La crónica modernista fue un laboratorio de ensayo permanente, el espacio de difusión y contagio de una sensibilidad y de una forma de entender lo literario que tiene que ver con la belleza, con la selección consciente del lenguaje, con el trabajo con imágenes sensoriales y los símbolos, con la mixtura de lo extranjero y de lo propio, de los estilos, de los géneros, de las artes, de la democracia y de la épica, de la naturaleza y de la realidad social e íntima, del dolor decadente de parnasianos y simbolistas y a la vez de la fe en el futuro, en la armonía cósmica y en el liberalismo. La duda es el sistema que anuncia ya al hombre anfibio que Hegel preveía para la modernidad.

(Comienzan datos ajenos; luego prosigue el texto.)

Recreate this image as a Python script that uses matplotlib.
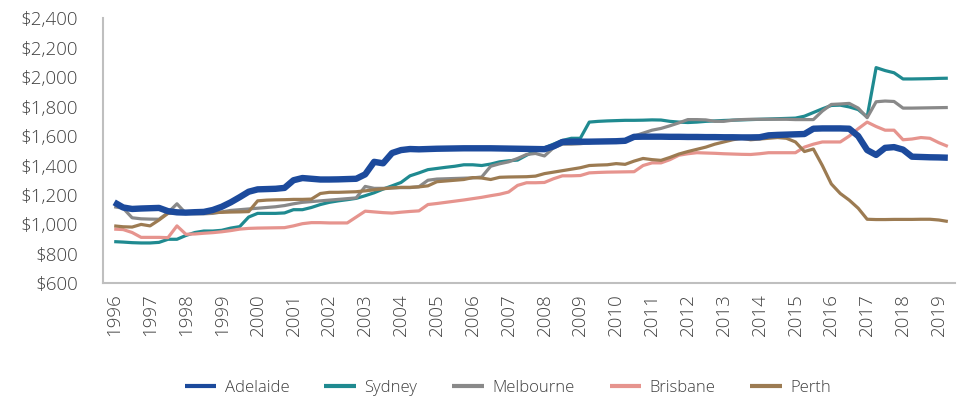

Las crónicas modernistas son los antecedentes directos de lo que en los años 50 y 60 de este siglo habría de llamarse “nuevo periodismo” y “literatura de no ficción”. Su hibridez insoluble, las imperfecciones como condición, la movilidad, el cuestionamiento, el sincretismo y esa marginalidad que no termina de acomodarse en ninguna parte, son la mejor voz de una época .la nuestra- que a partir de entonces sólo sabe que es cierta la propia experiencia, que se mueve disgregada entre la información constante y la ausencia de tradición que sea la de la duda. Una época que vive -como los modernistas- en busca de la armonía perdida, en pos de alguna belleza.

Rotker, Susana. 1992. Ediciones Letra Buena. Pags 197 a 203. Conclusiones. Aventura y transgresión de una lectura y una escritura.